## Begin Data rows

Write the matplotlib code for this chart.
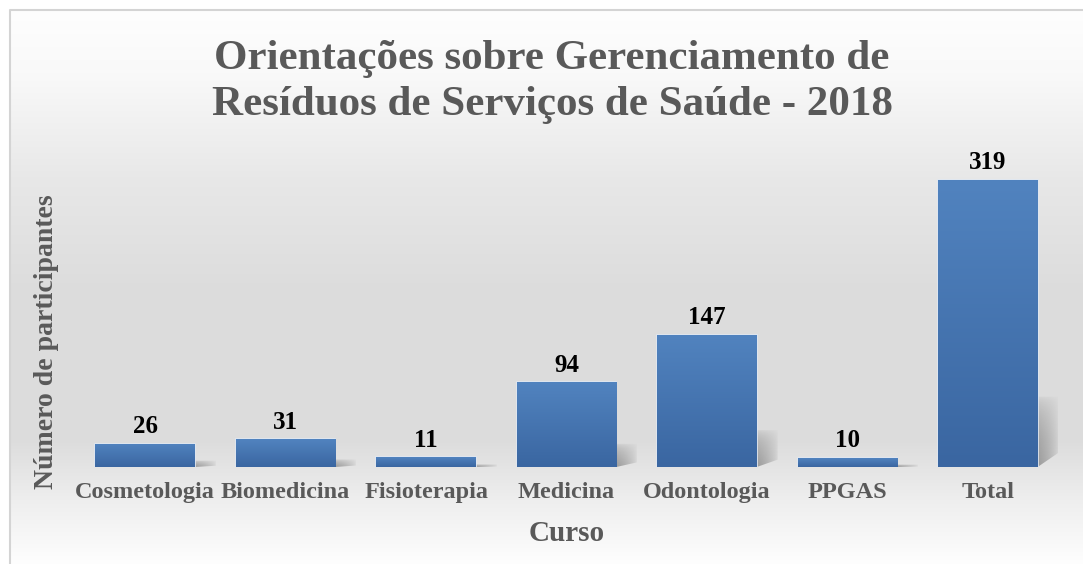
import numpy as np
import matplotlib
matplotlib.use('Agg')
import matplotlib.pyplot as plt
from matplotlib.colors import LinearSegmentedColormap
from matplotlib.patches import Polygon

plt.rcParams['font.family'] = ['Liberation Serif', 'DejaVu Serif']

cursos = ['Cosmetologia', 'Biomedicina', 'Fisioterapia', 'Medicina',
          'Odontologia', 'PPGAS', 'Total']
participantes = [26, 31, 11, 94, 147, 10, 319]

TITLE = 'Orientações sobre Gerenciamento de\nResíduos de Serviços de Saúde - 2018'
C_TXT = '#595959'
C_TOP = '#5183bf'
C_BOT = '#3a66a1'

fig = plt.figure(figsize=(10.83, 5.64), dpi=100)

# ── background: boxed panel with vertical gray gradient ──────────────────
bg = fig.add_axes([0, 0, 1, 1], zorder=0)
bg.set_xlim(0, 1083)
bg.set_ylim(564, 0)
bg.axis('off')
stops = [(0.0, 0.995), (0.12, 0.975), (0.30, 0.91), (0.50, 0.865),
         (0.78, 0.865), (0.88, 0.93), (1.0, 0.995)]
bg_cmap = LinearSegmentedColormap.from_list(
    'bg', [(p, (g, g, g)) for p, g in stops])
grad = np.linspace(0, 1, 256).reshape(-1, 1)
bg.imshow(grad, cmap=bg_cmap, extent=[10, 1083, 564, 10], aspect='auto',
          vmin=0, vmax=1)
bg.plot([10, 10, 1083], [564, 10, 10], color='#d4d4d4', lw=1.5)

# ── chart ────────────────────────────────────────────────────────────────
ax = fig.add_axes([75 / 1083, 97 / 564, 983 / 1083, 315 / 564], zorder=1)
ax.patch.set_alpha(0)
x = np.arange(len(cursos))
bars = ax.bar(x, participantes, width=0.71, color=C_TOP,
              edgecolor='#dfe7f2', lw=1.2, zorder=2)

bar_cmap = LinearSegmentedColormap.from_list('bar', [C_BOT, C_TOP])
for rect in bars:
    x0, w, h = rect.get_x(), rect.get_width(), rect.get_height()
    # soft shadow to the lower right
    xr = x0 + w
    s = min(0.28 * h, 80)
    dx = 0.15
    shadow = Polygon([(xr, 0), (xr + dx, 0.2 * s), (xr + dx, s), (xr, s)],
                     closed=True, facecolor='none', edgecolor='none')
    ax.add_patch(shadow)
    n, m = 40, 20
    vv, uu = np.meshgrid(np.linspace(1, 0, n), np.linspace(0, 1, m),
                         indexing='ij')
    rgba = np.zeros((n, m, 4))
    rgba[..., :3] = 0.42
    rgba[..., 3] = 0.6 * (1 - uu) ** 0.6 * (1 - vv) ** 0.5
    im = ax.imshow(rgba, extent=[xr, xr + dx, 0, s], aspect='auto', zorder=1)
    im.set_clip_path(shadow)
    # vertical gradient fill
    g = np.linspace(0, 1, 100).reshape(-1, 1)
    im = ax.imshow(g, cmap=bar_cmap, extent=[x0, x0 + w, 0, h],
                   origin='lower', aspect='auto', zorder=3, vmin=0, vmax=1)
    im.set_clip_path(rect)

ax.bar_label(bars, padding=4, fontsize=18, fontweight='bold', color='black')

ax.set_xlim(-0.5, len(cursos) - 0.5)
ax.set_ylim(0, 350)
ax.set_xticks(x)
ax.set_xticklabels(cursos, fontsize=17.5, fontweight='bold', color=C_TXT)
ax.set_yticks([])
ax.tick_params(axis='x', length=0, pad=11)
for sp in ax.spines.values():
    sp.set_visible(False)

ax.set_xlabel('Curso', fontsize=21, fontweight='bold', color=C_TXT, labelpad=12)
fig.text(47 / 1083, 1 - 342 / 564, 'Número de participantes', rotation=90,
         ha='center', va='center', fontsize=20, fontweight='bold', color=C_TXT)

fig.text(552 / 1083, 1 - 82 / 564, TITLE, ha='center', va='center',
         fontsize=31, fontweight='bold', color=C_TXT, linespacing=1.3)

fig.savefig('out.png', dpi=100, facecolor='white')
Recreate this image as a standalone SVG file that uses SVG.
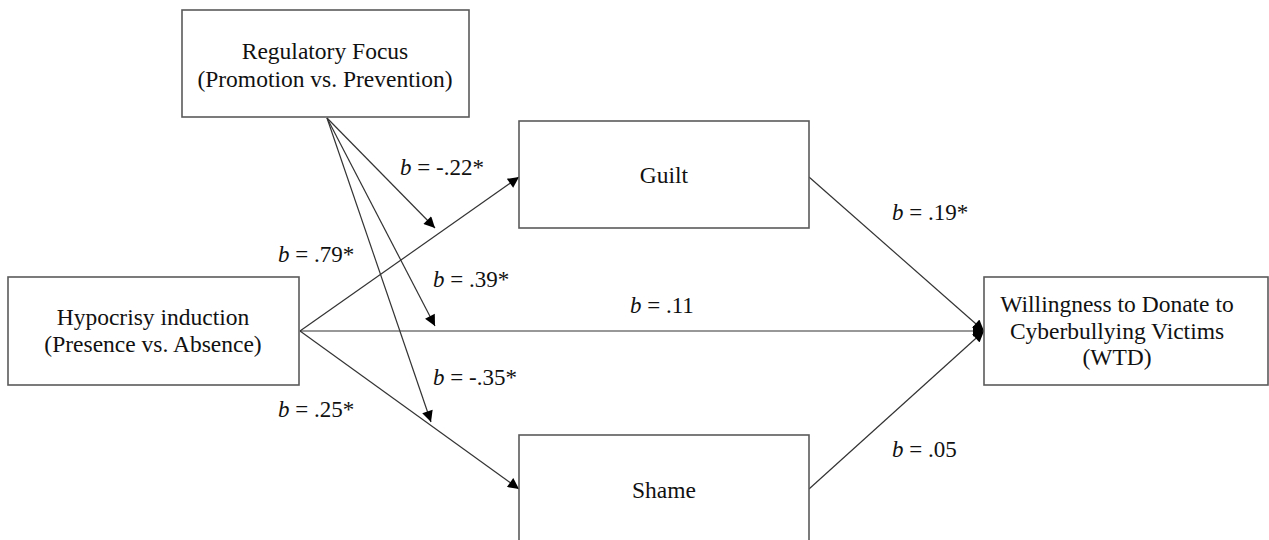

## End Data rows

Copy the listing word for word, excluding its pictures.

Write the matplotlib code for this chart.
import numpy as np
import matplotlib
matplotlib.use('Agg')
import matplotlib.pyplot as plt
from matplotlib.colors import LinearSegmentedColormap
from matplotlib.patches import Polygon

plt.rcParams['font.family'] = ['Liberation Serif', 'DejaVu Serif']

cursos = ['Cosmetologia', 'Biomedicina', 'Fisioterapia', 'Medicina',
          'Odontologia', 'PPGAS', 'Total']
participantes = [26, 31, 11, 94, 147, 10, 319]

TITLE = 'Orientações sobre Gerenciamento de\nResíduos de Serviços de Saúde - 2018'
C_TXT = '#595959'
C_TOP = '#5183bf'
C_BOT = '#3a66a1'

fig = plt.figure(figsize=(10.83, 5.64), dpi=100)

# ── background: boxed panel with vertical gray gradient ──────────────────
bg = fig.add_axes([0, 0, 1, 1], zorder=0)
bg.set_xlim(0, 1083)
bg.set_ylim(564, 0)
bg.axis('off')
stops = [(0.0, 0.995), (0.12, 0.975), (0.30, 0.91), (0.50, 0.865),
         (0.78, 0.865), (0.88, 0.93), (1.0, 0.995)]
bg_cmap = LinearSegmentedColormap.from_list(
    'bg', [(p, (g, g, g)) for p, g in stops])
grad = np.linspace(0, 1, 256).reshape(-1, 1)
bg.imshow(grad, cmap=bg_cmap, extent=[10, 1083, 564, 10], aspect='auto',
          vmin=0, vmax=1)
bg.plot([10, 10, 1083], [564, 10, 10], color='#d4d4d4', lw=1.5)

# ── chart ────────────────────────────────────────────────────────────────
ax = fig.add_axes([75 / 1083, 97 / 564, 983 / 1083, 315 / 564], zorder=1)
ax.patch.set_alpha(0)
x = np.arange(len(cursos))
bars = ax.bar(x, participantes, width=0.71, color=C_TOP,
              edgecolor='#dfe7f2', lw=1.2, zorder=2)

bar_cmap = LinearSegmentedColormap.from_list('bar', [C_BOT, C_TOP])
for rect in bars:
    x0, w, h = rect.get_x(), rect.get_width(), rect.get_height()
    # soft shadow to the lower right
    xr = x0 + w
    s = min(0.28 * h, 80)
    dx = 0.15
    shadow = Polygon([(xr, 0), (xr + dx, 0.2 * s), (xr + dx, s), (xr, s)],
                     closed=True, facecolor='none', edgecolor='none')
    ax.add_patch(shadow)
    n, m = 40, 20
    vv, uu = np.meshgrid(np.linspace(1, 0, n), np.linspace(0, 1, m),
                         indexing='ij')
    rgba = np.zeros((n, m, 4))
    rgba[..., :3] = 0.42
    rgba[..., 3] = 0.6 * (1 - uu) ** 0.6 * (1 - vv) ** 0.5
    im = ax.imshow(rgba, extent=[xr, xr + dx, 0, s], aspect='auto', zorder=1)
    im.set_clip_path(shadow)
    # vertical gradient fill
    g = np.linspace(0, 1, 100).reshape(-1, 1)
    im = ax.imshow(g, cmap=bar_cmap, extent=[x0, x0 + w, 0, h],
                   origin='lower', aspect='auto', zorder=3, vmin=0, vmax=1)
    im.set_clip_path(rect)

ax.bar_label(bars, padding=4, fontsize=18, fontweight='bold', color='black')

ax.set_xlim(-0.5, len(cursos) - 0.5)
ax.set_ylim(0, 350)
ax.set_xticks(x)
ax.set_xticklabels(cursos, fontsize=17.5, fontweight='bold', color=C_TXT)
ax.set_yticks([])
ax.tick_params(axis='x', length=0, pad=11)
for sp in ax.spines.values():
    sp.set_visible(False)

ax.set_xlabel('Curso', fontsize=21, fontweight='bold', color=C_TXT, labelpad=12)
fig.text(47 / 1083, 1 - 342 / 564, 'Número de participantes', rotation=90,
         ha='center', va='center', fontsize=20, fontweight='bold', color=C_TXT)

fig.text(552 / 1083, 1 - 82 / 564, TITLE, ha='center', va='center',
         fontsize=31, fontweight='bold', color=C_TXT, linespacing=1.3)

fig.savefig('out.png', dpi=100, facecolor='white')
Recreate this image as a standalone SVG file that uses SVG.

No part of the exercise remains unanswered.